When the girls were little, well I guess Bails is still only in 2nd grade, but we had a list of words that we didn’t want them saying. Naturally, the usual suspects were on the list…I also added Pelosi, Ravens and Francisco Cabrera. Our list included some words that I think there are varying degrees of parental intensity regarding their use by children. Normally, these are words that you likely use yourself and don’t cause convulsions among the masses. When uttered by your own children sound far worse than you’d suspect. Among those words: butt, stupid, fart and shutup. Recently, the girls have lobbied to revisit this list.

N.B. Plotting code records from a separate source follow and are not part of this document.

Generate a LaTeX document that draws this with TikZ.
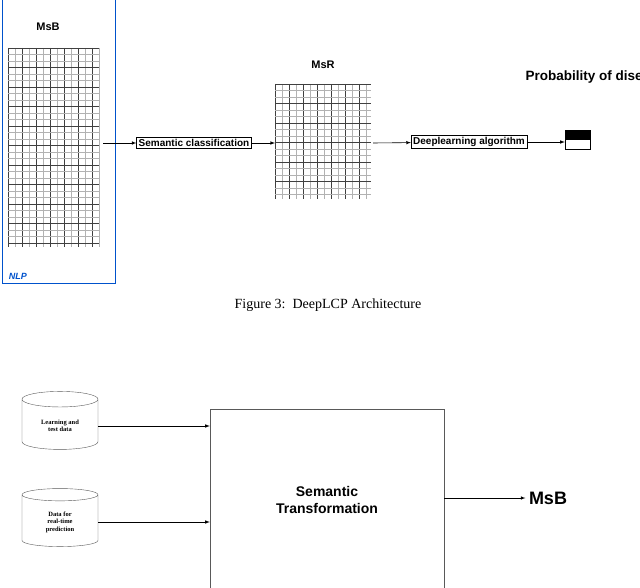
\documentclass[tikz,border=0pt]{standalone}
\usepackage{fontspec}
\setmainfont{Liberation Serif}
\newfontfamily\sansf{Liberation Sans}
\usetikzlibrary{shapes.geometric,positioning}
\tikzset{
  lbl/.style={font=\sansf\bfseries\fontsize{11}{13}\selectfont},
  step box/.style={draw,semithick,inner sep=2pt,font=\sansf\bfseries\fontsize{10}{12}\selectfont},
  db/.style={cylinder,shape border rotate=90,draw,gray!70!black,aspect=0.35,
    minimum width=76pt,minimum height=58pt,text=black,align=center,
    font=\fontsize{6.5}{7.5}\selectfont\bfseries},
  link/.style={-latex,semithick}
}
\newcommand{\matgrid}[4]{%
  \pgfmathsetmacro{\gw}{#3-#1}\pgfmathsetmacro{\gh}{#4-#2}%
  \pgfmathtruncatemacro{\nc}{\gw/7}\pgfmathtruncatemacro{\nr}{\gh/6.5}%
  \foreach \i in {0,...,\nc} {
    \pgfmathsetmacro{\xx}{#1+\i*7}
    \pgfmathtruncatemacro{\m}{mod(\i,2)}
    \ifnum\m=0 \draw[black!75,line width=0.5pt] (\xx,#2) -- (\xx,#4);
    \else \draw[gray!60,line width=0.3pt] (\xx,#2) -- (\xx,#4); \fi
  }
  \foreach \j in {0,...,\nr} {
    \pgfmathsetmacro{\yy}{#2+\j*6.5}
    \pgfmathtruncatemacro{\m}{mod(\j,3)}
    \ifnum\m=0 \draw[black!75,line width=0.5pt] (#1,\yy) -- (#3,\yy);
    \else \draw[gray!60,line width=0.3pt] (#1,\yy) -- (#3,\yy); \fi
  }
}
\begin{document}
\begin{tikzpicture}[x=1pt,y=-1pt]
\useasboundingbox (0,0) rectangle (640,588);
% top figure
\draw[blue!60!cyan!80!black,thick] (2,-2) rectangle (115,283);
\node[font=\sansf\bfseries\itshape\small,text=blue!60!cyan!80!black] (nlp) at (18,276) {NLP};
\node[lbl] (msb) at (48,27) {MsB};
\matgrid{8}{48}{99}{247}
\coordinate (gb) at (103,143);
\node[step box] (sem) at (194,143) {Semantic classification};
\node[lbl] (msr) at (323,65) {MsR};
\matgrid{275}{84}{371}{199}
\coordinate (gr1) at (275,143);
\coordinate (gr2) at (373,143);
\node[step box] (dl) at (469,142) {Deeplearning algorithm};
\node[draw,thin,minimum width=25pt,minimum height=19pt,inner sep=0pt] (out) at (577.5,139.5) {};
\fill (out.north west) rectangle ([yshift=-1pt]out.east);
\node[font=\sansf\bfseries\fontsize{13.5}{16}\selectfont,anchor=west] (prob) at (522,77) {Probability of disease};
\draw[link] (gb) -- (sem);
\draw[link] (sem) -- (gr1);
\draw[link] (gr2) -- (dl);
\draw[link] (dl) -- (out.west |- dl);
\node[font=\fontsize{14}{16}\selectfont] (cap) at (328,305) {Figure 3:\ \ DeepLCP Architecture};
% bottom figure
\node[db] (learn) at (60,426) {Learning and\\test data};
\node[db] (rt) at (60,522) {Data for\\real-time\\prediction};
\node[draw,gray!70!black,minimum width=234pt,minimum height=182pt,inner sep=0pt,
  text=black,align=center,font=\sansf\bfseries\fontsize{14}{17}\selectfont] (trans) at (327,500) {Semantic\\Transformation};
\node[font=\sansf\bfseries\fontsize{18}{20}\selectfont] (msbout) at (548,498) {MsB};
\draw[link] (learn.east) -- (trans.west |- learn.east);
\draw[link] (rt.east) -- (trans.west |- rt.east);
\draw[link] (trans.east |- msbout) -- (msbout);
\end{tikzpicture}
\end{document}
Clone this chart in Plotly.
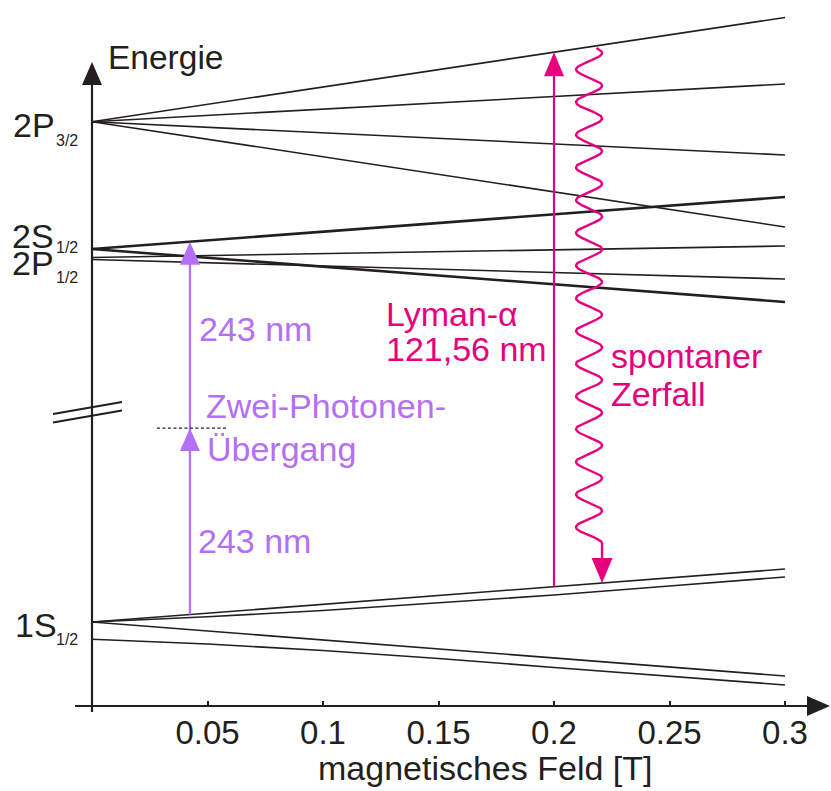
import numpy as np
import plotly.graph_objects as go

INK = "#231f20"
MAGENTA = "#e6007e"
VIOLET = "#b370f4"
FONT = "Liberation Sans, Arial, sans-serif"

# magnetic field samples [T]
B_ENDS = [0.0, 0.3]
B_GRID = [0.0, 0.05, 0.1, 0.15, 0.2, 0.25, 0.3]

# level energies (arbitrary units, field axis at 0)
P32_LEVELS = [[584.3, 688.5], [584.3, 622.0], [584.3, 551.0], [584.3, 479.0]]
S2_LEVELS = [[457.0, 509.0], [457.0, 404.0]]
P12_LEVELS = [[448.5, 460.0], [446.5, 427.0]]
S1_LINEAR = [[84.0, 137.0], [84.0, 30.0]]
S1_F1_M0 = [84.0, 89.2, 95.5, 103.0, 111.0, 120.0, 129.0]
S1_F0 = [66.7, 62.0, 55.5, 47.5, 38.5, 29.7, 21.0]

# transitions
TWO_PHOTON_B = 0.0424
LYMAN_B = 0.2
DECAY_B = 0.2208

TICK_VALS = [0.05, 0.1, 0.15, 0.2, 0.25, 0.3]
TICK_TEXT = ["0.05", "0.1", "0.15", "0.2", "0.25", "0.3"]

# canvas geometry: 2310 px per tesla, 1 px per energy unit
W, H = 831, 791
X0_PX, AXIS_PX, PX_PER_T = 92, 706, 2310.0
BELOW = 20                      # room under the field axis inside the plot area
PLOT_H = AXIS_PX + BELOW
XR = [(0 - X0_PX) / PX_PER_T, (W - X0_PX) / PX_PER_T]
YR = [-BELOW, AXIS_PX]


def dx(px):
    return px / PX_PER_T


def bx(px):
    return (px - X0_PX) / PX_PER_T


def ey(py):
    return AXIS_PX - py


def level_at(b, xs, ys):
    return float(np.interp(b, xs, ys))


fig = go.Figure()


def line(xs, ys, color=INK, width=1.6, dash=None):
    fig.add_trace(go.Scatter(x=xs, y=ys, mode="lines", hoverinfo="skip",
                             line=dict(color=color, width=width, dash=dash),
                             showlegend=False))


for lv in P32_LEVELS:
    line(B_ENDS, lv)
for lv in P12_LEVELS:
    line(B_ENDS, lv)
for lv in S2_LEVELS:
    line(B_ENDS, lv, width=2.6)
for lv in S1_LINEAR:
    line(B_ENDS, lv)
line(B_GRID, S1_F1_M0)
line(B_GRID, S1_F0)

shapes = []


def head(xc, tip, w_px, l_px, color, up=True):
    base = tip - l_px if up else tip + l_px
    shapes.append(dict(type="path", xref="x", yref="y", line=dict(width=0),
                       fillcolor=color,
                       path=f"M {xc - dx(w_px / 2)},{base} L {xc},{tip} "
                            f"L {xc + dx(w_px / 2)},{base} Z"))


# energy axis with arrow
y_top = ey(62)
line([0, 0], [ey(712), y_top - 22], width=2.2)
head(0, y_top, 20, 23, INK)
# field axis with arrow
x_left, x_tip = bx(75), bx(830)
line([x_left, x_tip - dx(20)], [0, 0], width=2.2)
shapes.append(dict(type="path", xref="x", yref="y", line=dict(width=0), fillcolor=INK,
                   path=f"M {x_tip - dx(23)},{10} L {x_tip},{0} L {x_tip - dx(23)},{-10} Z"))

# axis break marks
for off in (0, 8.5):
    line([bx(53), bx(122)], [ey(414) - off, ey(402) - off], width=2.0)

# two-photon excitation 1S -> 2S
s1_up = level_at(TWO_PHOTON_B, B_ENDS, S1_LINEAR[0])
s2_up = level_at(TWO_PHOTON_B, B_ENDS, S2_LEVELS[0])
mid = (s1_up + s2_up) / 2
line([TWO_PHOTON_B, TWO_PHOTON_B], [s1_up, s2_up - 20], color=VIOLET, width=2.2)
head(TWO_PHOTON_B, s2_up, 20, 23, VIOLET)
head(TWO_PHOTON_B, mid, 20, 23, VIOLET)
line([TWO_PHOTON_B - dx(33), TWO_PHOTON_B + dx(38)], [mid, mid], width=1.4, dash="3px,2.5px")

# Lyman-alpha absorption 1S -> 2P3/2
ly_lo = level_at(LYMAN_B, B_ENDS, S1_LINEAR[0])
ly_hi = level_at(LYMAN_B, B_ENDS, P32_LEVELS[0])
line([LYMAN_B, LYMAN_B], [ly_lo, ly_hi - 20], color=MAGENTA, width=2.2)
head(LYMAN_B, ly_hi, 20, 24, MAGENTA)

# spontaneous decay drawn as a wavy photon
amp = dx(13)
xc = DECAY_B - amp
wy = np.linspace(ey(48), ey(543.5), 900)
wx = xc + amp * np.cos(2 * np.pi * (ey(53) - wy) / 32.7)
decay_tip = level_at(DECAY_B, B_ENDS, S1_LINEAR[0])
wx = np.append(wx, DECAY_B)
wy = np.append(wy, decay_tip + 20)
line(wx, wy, color=MAGENTA, width=2.4)
head(DECAY_B, decay_tip, 21, 25, MAGENTA, up=False)

annotations = []


def label(text, px, py, size=34, color=INK):
    annotations.append(dict(text=text, x=bx(px), y=ey(py), xref="x", yref="y",
                            xanchor="left", yanchor="middle", showarrow=False,
                            font=dict(family=FONT, size=size, color=color)))


label("Energie", 106, 57, 33.5)
label("2P", 11, 125)
label("3/2", 54, 140, 16)
label("2S", 10, 236)
label("1/2", 54, 247, 16)
label("2P", 10, 263)
label("1/2", 54, 277, 16)
label("1S", 13, 625)
label("1/2", 54, 639, 16)
label("243 nm", 197, 329, color=VIOLET)
label("Zwei-Photonen-", 204, 406, color=VIOLET)
label("Übergang", 205, 449, color=VIOLET)
label("243 nm", 196, 541, color=VIOLET)
label("Lyman-α", 384, 314, color=MAGENTA)
label("121,56 nm", 384, 349, color=MAGENTA)
label("spontaner", 609, 356, color=MAGENTA)
label("Zerfall", 609, 394, color=MAGENTA)
annotations.append(dict(text="magnetisches Feld [T]", x=bx(485),
                        y=(PLOT_H - 768) / PLOT_H, xref="x", yref="paper",
                        xanchor="center", yanchor="middle", showarrow=False,
                        font=dict(family=FONT, size=34, color=INK)))

fig.update_layout(
    width=W, height=H,
    margin=dict(l=0, r=0, t=0, b=H - PLOT_H, pad=0),
    paper_bgcolor="white", plot_bgcolor="white",
    showlegend=False,
    shapes=shapes, annotations=annotations,
    xaxis=dict(range=XR, showgrid=False, zeroline=False, showline=False,
               anchor="free", position=BELOW / PLOT_H,
               ticks="inside", ticklen=5, tickwidth=1.6, tickcolor=INK,
               tickvals=TICK_VALS, ticktext=TICK_TEXT, ticklabelstandoff=4,
               tickfont=dict(family=FONT, size=33, color=INK)),
    yaxis=dict(range=YR, visible=False, showgrid=False, zeroline=False),
)

fig.write_html("out.html", config={"displayModeBar": False})
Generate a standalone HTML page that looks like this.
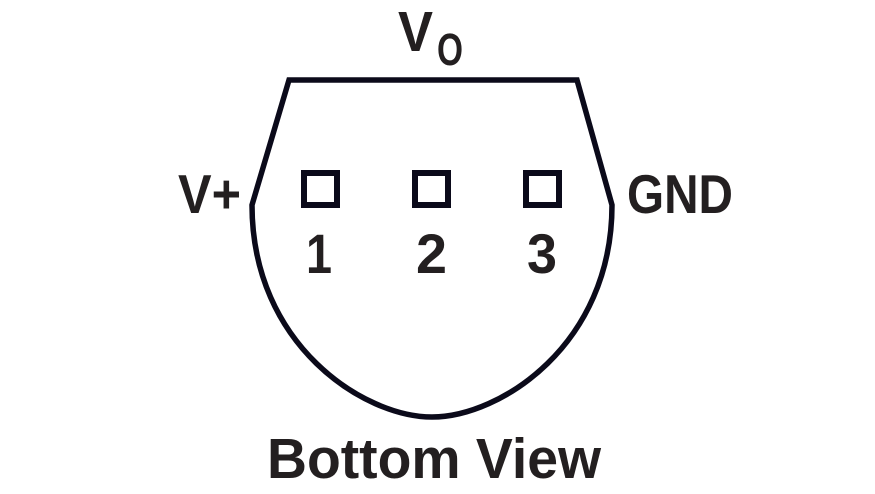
<!DOCTYPE html>
<html><head><style>html,body{margin:0;padding:0;background:#fff}svg{display:block}</style></head>
<body>
<svg width="875" height="494" viewBox="0 0 875 494" xmlns="http://www.w3.org/2000/svg">
<path d="M289 80 L577 80 L612 205 C612 345 500 417 432 417 C364 417 252 345 252 205 Z" fill="none" stroke="#0b0a1a" stroke-width="5.5" stroke-linejoin="miter"/>
<g fill="none" stroke="#0b0a1a" stroke-width="6">
<rect x="304" y="173" width="33" height="32"/>
<rect x="415" y="173" width="33" height="32"/>
<rect x="526" y="173" width="33" height="32"/>
</g>
<g font-family="Liberation Sans, sans-serif" font-weight="bold" fill="#231f20">
<text x="398" y="51" font-size="57" textLength="35" lengthAdjust="spacingAndGlyphs">V</text>
<text x="437" y="65" font-size="45" textLength="26" lengthAdjust="spacingAndGlyphs">O</text>
<text x="178" y="213" font-size="55" textLength="63" lengthAdjust="spacingAndGlyphs">V+</text>
<text x="627" y="213" font-size="55" textLength="106" lengthAdjust="spacingAndGlyphs">GND</text>
<text x="306" y="273" font-size="56" textLength="26" lengthAdjust="spacingAndGlyphs">1</text>
<text x="416" y="273" font-size="56" textLength="31" lengthAdjust="spacingAndGlyphs">2</text>
<text x="527" y="273" font-size="56" textLength="30" lengthAdjust="spacingAndGlyphs">3</text>
<text x="267" y="478" font-size="57" textLength="334" lengthAdjust="spacingAndGlyphs">Bottom View</text>
</g>
</svg>
</body></html>
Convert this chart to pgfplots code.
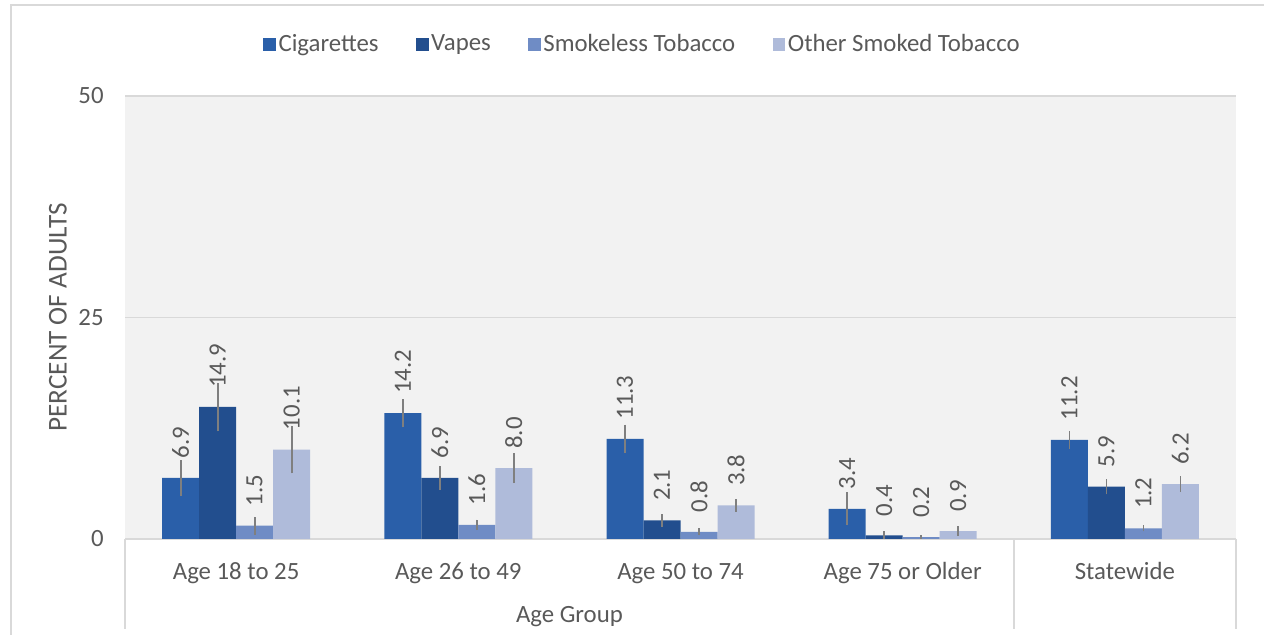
\documentclass[border=0pt]{standalone}
\usepackage{pgfplots}
\pgfplotsset{compat=1.18}
\usepackage{pgfplotstable}
\usepackage{fontspec}
\setmainfont{Carlito}

\definecolor{cig}{HTML}{2A5FA9}
\definecolor{vap}{HTML}{224E8E}
\definecolor{smk}{HTML}{6F8CC5}
\definecolor{oth}{HTML}{AFBBDA}
\definecolor{txt}{HTML}{595959}
\definecolor{grd}{HTML}{D9D9D9}
\definecolor{bg}{HTML}{F2F2F2}
\definecolor{err}{HTML}{7F7F7F}

% value and half-width of the error bar, per group
\pgfplotstableread{
x cig  cige vap  vape smk smke oth  othe
0 6.9  2.0  14.9 2.75 1.5 1.0  10.1 2.7
1 14.2 1.6  6.9  1.35 1.6 0.6  8.0  1.7
2 11.3 1.6  2.1  0.7  0.8 0.4  3.8  0.7
3 3.4  1.85 0.4  0.45 0.2 0.2  0.9  0.55
4 11.2 1.0  5.9  0.85 1.2 0.35 6.2  0.9
}\data

\pgfplotsset{
    eb/.style={error bars/.cd, y dir=both, y explicit, error mark=none,
        error bar style={err, line width=0.9pt}},
}

\begin{document}
\begin{tikzpicture}[font=\fontsize{12.4}{14}\selectfont]
\path[use as bounding box] (0,0) rectangle (632pt,-317.5pt);
\draw[grd, line width=1pt] (5.5pt,-317.5pt) -- (5.5pt,-2.75pt) -- (632pt,-2.75pt);
\begin{axis}[
    at={(62.5pt,-269.5pt)}, anchor=south west,
    width=555.5pt, height=221.5pt, scale only axis,
    clip=false,
    xmin=-0.5, xmax=4.5, ymin=0, ymax=50,
    ybar=0pt, bar width=18.5pt,
    axis background/.style={fill=bg},
    axis line style={draw=none},
    major tick length=0pt,
    ytick={0,25,50},
    ymajorgrids, grid style={grd, line width=0.9pt},
    xtick={0,...,4},
    xticklabels={Age 18 to 25, Age 26 to 49, Age 50 to 74, Age 75 or Older, Statewide},
    xticklabel style={anchor=base, yshift=-20pt, text=txt},
    yticklabel style={anchor=east, inner sep=0pt, xshift=-10.5pt, text=txt},
    /pgf/number format/assume math mode=true,
    ylabel={PERCENT OF ADULTS},
    every axis y label/.style={at={(rel axis cs:0,0.5)}, xshift=-33.5pt, rotate=90, anchor=center,
        text=txt, font=\fontsize{13.6}{15}\selectfont},
    nodes near coords,
    nodes near coords style={rotate=90, anchor=west, inner xsep=9.5pt, inner ysep=0pt, text=txt,
        /pgf/number format/fixed, /pgf/number format/fixed zerofill,
        /pgf/number format/precision=1, /pgf/number format/assume math mode=true},
    legend style={at={(0.466,1.117)}, anchor=center, draw=none, fill=none,
        legend columns=4, text=txt, nodes={inner sep=1.2pt},
        /tikz/every even column/.append style={column sep=17.5pt}},
    legend image code/.code={\draw[#1, draw=none] (0pt,-3.2pt) rectangle (6.4pt,3.2pt);},
]
\addplot[fill=cig, draw=none, eb] table[x=x, y=cig, y error=cige]{\data};
\addplot[fill=vap, draw=none, eb] table[x=x, y=vap, y error=vape]{\data};
\addplot[fill=smk, draw=none, eb] table[x=x, y=smk, y error=smke]{\data};
\addplot[fill=oth, draw=none, eb] table[x=x, y=oth, y error=othe]{\data};
\legend{Cigarettes, Vapes, Smokeless Tobacco, Other Smoked Tobacco}

\draw[grd, line width=0.9pt] (axis cs:-0.5,0) -- ([yshift=-45pt]axis cs:-0.5,0);
\draw[grd, line width=0.9pt] (axis cs:3.5,0) -- ([yshift=-45pt]axis cs:3.5,0);
\draw[grd, line width=0.9pt] (axis cs:4.5,0) -- ([yshift=-45pt]axis cs:4.5,0);
\node[anchor=base, text=txt] at (axis cs:1.5,0) [yshift=-41.5pt] {Age Group};
\end{axis}
\end{tikzpicture}
\end{document}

They wanted to know if they were officially cleared of any wrongdoing should they say “crap.” Before I could answer, Riley wanted to know about “sucks.”
After all, I never really formally added “crap” or “sucks” to the list. Mostly because they are among my favorite words.
This raises an interesting question. Are either of these bad words? If they are, then for whom? I mean what is the age at which you are able to utter these two staples of American lexicon? When I was a kid “sucks” was a bad word. Not like the f-bomb or even the s-word but there was definitely more jeopardy attached to it than “damn” or “hell.” But let’s face it, “damn” and “hell” are like the ’76 Buccanneers of curse words. They are low level curse words. But “sucks” kind of occupied a level somewhere between those two and the s-word. I mean it was really funny was somebody said it – like Al Czervik in Caddyshack. But you didn’t get grounded if you said it. By the way I did have my mouth washed out with soap for saying “fart” when I was in 1st grade. Didn’t really make sense to me then…although my folks did engage in the time tested parenting practice of inventing words to serve as synonym. Instead of fart, we’d say pookie – as in cookie.
Regardless, after some minor contemplation and reflection and a short but serious internal debate, “sucks” has officially been placed on the Do Not Say list for the girls. Don’t get me wrong, I’m sure Rye will still say it when she’s with her friends. But she won’t say in front of us or other adults.
Now, “crap” on the other hand, I don’t have a problem with. I had a friend in grade school who wasn’t allowed to say “crap.” Which, of course, was total crap. When I was a kid, my Mom even said “crapola” when she’d get mad. I’m not sure I could carry on a conversation without using “crap.” If it were an 80’s third down back, it would be James Brooks. If it were a WW II combat aircraft it would be the P-51 Mustang. If it was a TV show, it would be MacGyver. It’s versatile word that doesn’t require you to police your language.
To my surprise, there are a wide range of feelings when it comes to “crap.” Many parents simply see the word as same as the s-word. It means the same thing and it used the same way. Which naturally begs the response, “No shi…crap.”
I mean isn’t that the point? The s-word is a bad word. You can’t say it around your kids. So you say “crap.” Now don’t get me wrong, I say “freaking” all the freaking time as a substitute for the f-bomb. But I try and often fail to avoid saying it in front of the girls. I mean nobody wants their kids going through the cafeteria line at school and dropping, “Aw c’mon man, freaking chicken casserole again!”
So I guess if you are keeping score, “sucks” bad, “crap” good.